● DIRECTIONS
Would you transcribe the listing that follows, character for character, and omit its images?

● RAW DATA
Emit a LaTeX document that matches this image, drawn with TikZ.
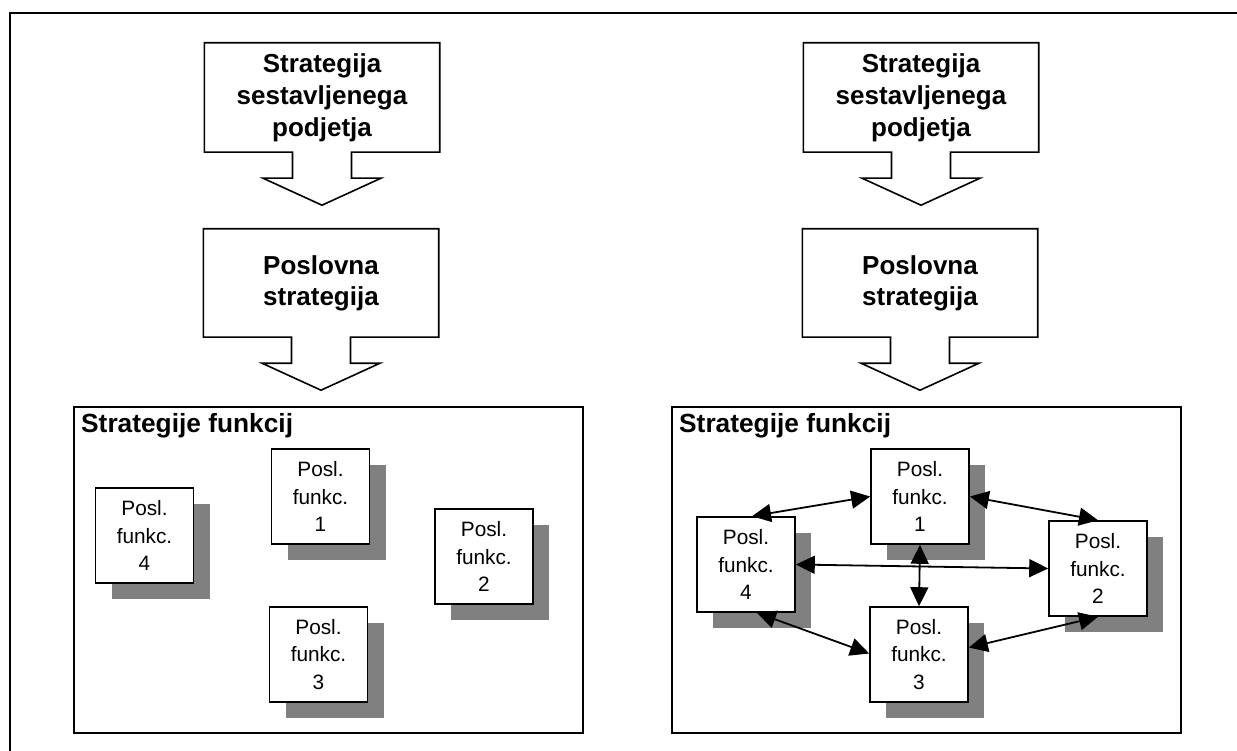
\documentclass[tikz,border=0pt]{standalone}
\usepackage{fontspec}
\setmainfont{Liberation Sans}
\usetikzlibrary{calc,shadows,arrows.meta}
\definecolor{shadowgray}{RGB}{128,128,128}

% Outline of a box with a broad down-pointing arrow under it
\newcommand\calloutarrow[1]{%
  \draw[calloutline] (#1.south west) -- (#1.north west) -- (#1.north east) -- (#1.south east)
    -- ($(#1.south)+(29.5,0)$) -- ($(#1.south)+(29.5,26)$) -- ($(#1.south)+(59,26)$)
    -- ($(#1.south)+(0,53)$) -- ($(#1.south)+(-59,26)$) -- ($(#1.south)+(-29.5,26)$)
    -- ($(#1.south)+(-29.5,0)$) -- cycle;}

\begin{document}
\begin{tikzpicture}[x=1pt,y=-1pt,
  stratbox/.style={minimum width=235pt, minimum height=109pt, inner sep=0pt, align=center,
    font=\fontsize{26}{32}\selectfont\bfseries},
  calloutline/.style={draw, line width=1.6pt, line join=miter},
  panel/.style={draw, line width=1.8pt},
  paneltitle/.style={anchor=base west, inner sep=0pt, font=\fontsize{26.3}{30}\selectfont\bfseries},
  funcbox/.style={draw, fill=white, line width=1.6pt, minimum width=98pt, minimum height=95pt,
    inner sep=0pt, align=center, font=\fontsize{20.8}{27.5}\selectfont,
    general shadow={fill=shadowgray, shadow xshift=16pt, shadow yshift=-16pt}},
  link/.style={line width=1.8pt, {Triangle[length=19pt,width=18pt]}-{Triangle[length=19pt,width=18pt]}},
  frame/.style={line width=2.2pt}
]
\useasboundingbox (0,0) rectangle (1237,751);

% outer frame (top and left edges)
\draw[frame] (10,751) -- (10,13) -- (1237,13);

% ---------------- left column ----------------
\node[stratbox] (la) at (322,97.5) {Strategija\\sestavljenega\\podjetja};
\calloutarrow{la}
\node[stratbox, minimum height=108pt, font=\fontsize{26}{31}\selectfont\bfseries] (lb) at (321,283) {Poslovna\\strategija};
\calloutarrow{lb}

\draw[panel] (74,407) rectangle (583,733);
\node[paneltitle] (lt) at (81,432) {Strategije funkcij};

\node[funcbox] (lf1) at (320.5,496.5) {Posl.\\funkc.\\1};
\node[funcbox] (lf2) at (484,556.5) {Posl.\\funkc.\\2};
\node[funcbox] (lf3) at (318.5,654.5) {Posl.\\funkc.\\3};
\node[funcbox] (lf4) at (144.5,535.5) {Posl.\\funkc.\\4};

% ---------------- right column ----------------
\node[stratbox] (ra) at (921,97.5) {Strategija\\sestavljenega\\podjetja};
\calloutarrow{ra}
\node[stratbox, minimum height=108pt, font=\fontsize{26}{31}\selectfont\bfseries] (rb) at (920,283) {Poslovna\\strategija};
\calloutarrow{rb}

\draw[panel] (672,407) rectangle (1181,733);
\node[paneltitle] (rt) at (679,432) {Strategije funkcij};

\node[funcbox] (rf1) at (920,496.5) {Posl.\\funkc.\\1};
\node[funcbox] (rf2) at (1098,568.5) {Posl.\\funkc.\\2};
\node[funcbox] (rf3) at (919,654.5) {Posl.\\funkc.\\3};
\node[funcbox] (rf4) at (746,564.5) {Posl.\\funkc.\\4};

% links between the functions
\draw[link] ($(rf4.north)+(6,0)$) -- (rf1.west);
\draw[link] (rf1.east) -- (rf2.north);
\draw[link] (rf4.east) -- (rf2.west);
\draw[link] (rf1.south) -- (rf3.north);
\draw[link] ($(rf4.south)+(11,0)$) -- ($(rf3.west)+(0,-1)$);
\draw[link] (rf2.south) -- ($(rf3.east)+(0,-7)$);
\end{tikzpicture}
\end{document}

● RESULT
Emit a LaTeX document that matches this image, drawn with TikZ.
\documentclass[tikz,border=0pt]{standalone}
\usepackage{fontspec}
\setmainfont{Liberation Sans}
\usetikzlibrary{calc,shadows,arrows.meta}
\definecolor{shadowgray}{RGB}{128,128,128}

% Outline of a box with a broad down-pointing arrow under it
\newcommand\calloutarrow[1]{%
  \draw[calloutline] (#1.south west) -- (#1.north west) -- (#1.north east) -- (#1.south east)
    -- ($(#1.south)+(29.5,0)$) -- ($(#1.south)+(29.5,26)$) -- ($(#1.south)+(59,26)$)
    -- ($(#1.south)+(0,53)$) -- ($(#1.south)+(-59,26)$) -- ($(#1.south)+(-29.5,26)$)
    -- ($(#1.south)+(-29.5,0)$) -- cycle;}

\begin{document}
\begin{tikzpicture}[x=1pt,y=-1pt,
  stratbox/.style={minimum width=235pt, minimum height=109pt, inner sep=0pt, align=center,
    font=\fontsize{26}{32}\selectfont\bfseries},
  calloutline/.style={draw, line width=1.6pt, line join=miter},
  panel/.style={draw, line width=1.8pt},
  paneltitle/.style={anchor=base west, inner sep=0pt, font=\fontsize{26.3}{30}\selectfont\bfseries},
  funcbox/.style={draw, fill=white, line width=1.6pt, minimum width=98pt, minimum height=95pt,
    inner sep=0pt, align=center, font=\fontsize{20.8}{27.5}\selectfont,
    general shadow={fill=shadowgray, shadow xshift=16pt, shadow yshift=-16pt}},
  link/.style={line width=1.8pt, {Triangle[length=19pt,width=18pt]}-{Triangle[length=19pt,width=18pt]}},
  frame/.style={line width=2.2pt}
]
\useasboundingbox (0,0) rectangle (1237,751);

% outer frame (top and left edges)
\draw[frame] (10,751) -- (10,13) -- (1237,13);

% ---------------- left column ----------------
\node[stratbox] (la) at (322,97.5) {Strategija\\sestavljenega\\podjetja};
\calloutarrow{la}
\node[stratbox, minimum height=108pt, font=\fontsize{26}{31}\selectfont\bfseries] (lb) at (321,283) {Poslovna\\strategija};
\calloutarrow{lb}

\draw[panel] (74,407) rectangle (583,733);
\node[paneltitle] (lt) at (81,432) {Strategije funkcij};

\node[funcbox] (lf1) at (320.5,496.5) {Posl.\\funkc.\\1};
\node[funcbox] (lf2) at (484,556.5) {Posl.\\funkc.\\2};
\node[funcbox] (lf3) at (318.5,654.5) {Posl.\\funkc.\\3};
\node[funcbox] (lf4) at (144.5,535.5) {Posl.\\funkc.\\4};

% ---------------- right column ----------------
\node[stratbox] (ra) at (921,97.5) {Strategija\\sestavljenega\\podjetja};
\calloutarrow{ra}
\node[stratbox, minimum height=108pt, font=\fontsize{26}{31}\selectfont\bfseries] (rb) at (920,283) {Poslovna\\strategija};
\calloutarrow{rb}

\draw[panel] (672,407) rectangle (1181,733);
\node[paneltitle] (rt) at (679,432) {Strategije funkcij};

\node[funcbox] (rf1) at (920,496.5) {Posl.\\funkc.\\1};
\node[funcbox] (rf2) at (1098,568.5) {Posl.\\funkc.\\2};
\node[funcbox] (rf3) at (919,654.5) {Posl.\\funkc.\\3};
\node[funcbox] (rf4) at (746,564.5) {Posl.\\funkc.\\4};

% links between the functions
\draw[link] ($(rf4.north)+(6,0)$) -- (rf1.west);
\draw[link] (rf1.east) -- (rf2.north);
\draw[link] (rf4.east) -- (rf2.west);
\draw[link] (rf1.south) -- (rf3.north);
\draw[link] ($(rf4.south)+(11,0)$) -- ($(rf3.west)+(0,-1)$);
\draw[link] (rf2.south) -- ($(rf3.east)+(0,-7)$);
\end{tikzpicture}
\end{document}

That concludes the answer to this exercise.